Farmer Scholars

Nurturing the Next Generation

By Emily Freehling

When Christopher Williams entered the James Farmer Scholars Program at the University of Mary Washington as a seventh-grader from Spotsylvania County, he couldn’t foresee the opportunities the program would open to him.

“Neither of my parents went to college, and this program afforded me the opportunity to come to a college campus not far from where I lived,” said Williams, who graduated from Virginia Commonwealth University. Today he is assistant director of UMW’s James Farmer Multicultural Center. “It really changed my life.”

The James Farmer Scholars Program, which welcomed its first class of students in 1988, was the vision of retired Vice President for Academic Affairs Philip Hall.

“He knew that we needed to think about access for African-American students,” said Professor of Education Venitta McCall, the program’s founding director. “He wanted something for African-American children in our area to talk about college access and opportunity.”

McCall was already familiar with this work. At the time, she was director of Upward Bound – a federal program that provides academic support to low-income and first-generation college-bound students.

McCall and Hall worked to build something that wouldn’t have the eligibility restrictions of a federal program and would reach students before they hit high school. James Farmer Scholars enter the program in seventh grade. They attend a daylong Saturday program at Mary Washington every month and spend a week in residence on campus each summer.

The program includes students from four area school districts – Fredericksburg and the counties of Westmoreland, Caroline, and Spotsylvania. Each district appoints a school-based sponsor to help support students in their home schools.

One of the early sponsors was Fredericksburg native Marci Catlett, a teacher, administrator, and now superintendent of the Fredericksburg City Public Schools.

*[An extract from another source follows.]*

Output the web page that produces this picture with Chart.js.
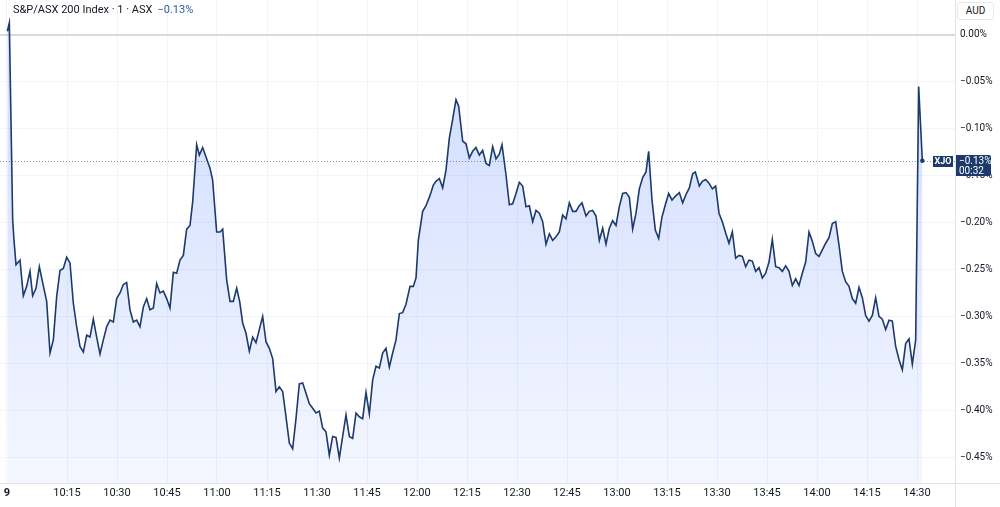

Catlett, Fredericksburg-area community leader and educator Marguerite Young, and National Education Association secretary-treasurer Princess Moss ’83 helped build a curriculum around the contributions African-Americans have made to literature, the arts, science, and mathematics. “The message was always, ‘You can do this, too,’” McCall said.

Reggie Samuel, a James Farmer Scholar when he attended Caroline County middle and high schools from 1992 to 1997, said the program greatly influenced him. “It was phenomenal. It had a huge impact on how I saw the world and the opportunities that were available for me, and how I should navigate the pursuit of those opportunities,” he said.

Samuel graduated from Virginia Tech and is founder and managing director of the Leumas Group, a financial services firm in Spotsylvania County. Samuel’s son, an eighth-grader, is now in his second year in the James Farmer Scholars Program, and Samuel is working with others at Mary Washington to position the program for future success.

UMW paused new classes entering the program after fall 2018. Leaders began to reimagine the program to better match available resources and the needs of today’s students, whose schedules are busier and who have more enrichment opportunities than when the program started in the 1980s.

In Samuel’s view, every year a new class doesn’t enter the program is a missed opportunity to open potential first-generation college students to their bright prospects. He has reached out to James Farmer Scholars alumni and found interest in hosting fundraisers and lending other support to reinvigorate the program.

“We are reaching kids at a point where their lives can go in various directions,” he said. “When you catch a kid in seventh grade and anchor their thought process in a direction that is going to be beneficial for them, you are having generational impacts.”

Those impacts are part of the legacy of the program’s namesake, civil rights icon James Farmer, who was teaching at Mary Washington when the program began.

Williams, who grew up minutes from Farmer’s Spotsylvania County home, had the added benefit of having Farmer as a mentor while he was participating in the program. He was one of five James Farmer Scholars invited to attend the ceremony when Farmer received the Presidential Medal of Freedom in 1998.

“One of the things Dr. Farmer hoped was that these children would carry his legacy forward and do the good work of moving this country ahead for positive change,” Williams said. “The James Farmer Scholars Program gave us the tools to become people that he envisioned us becoming.”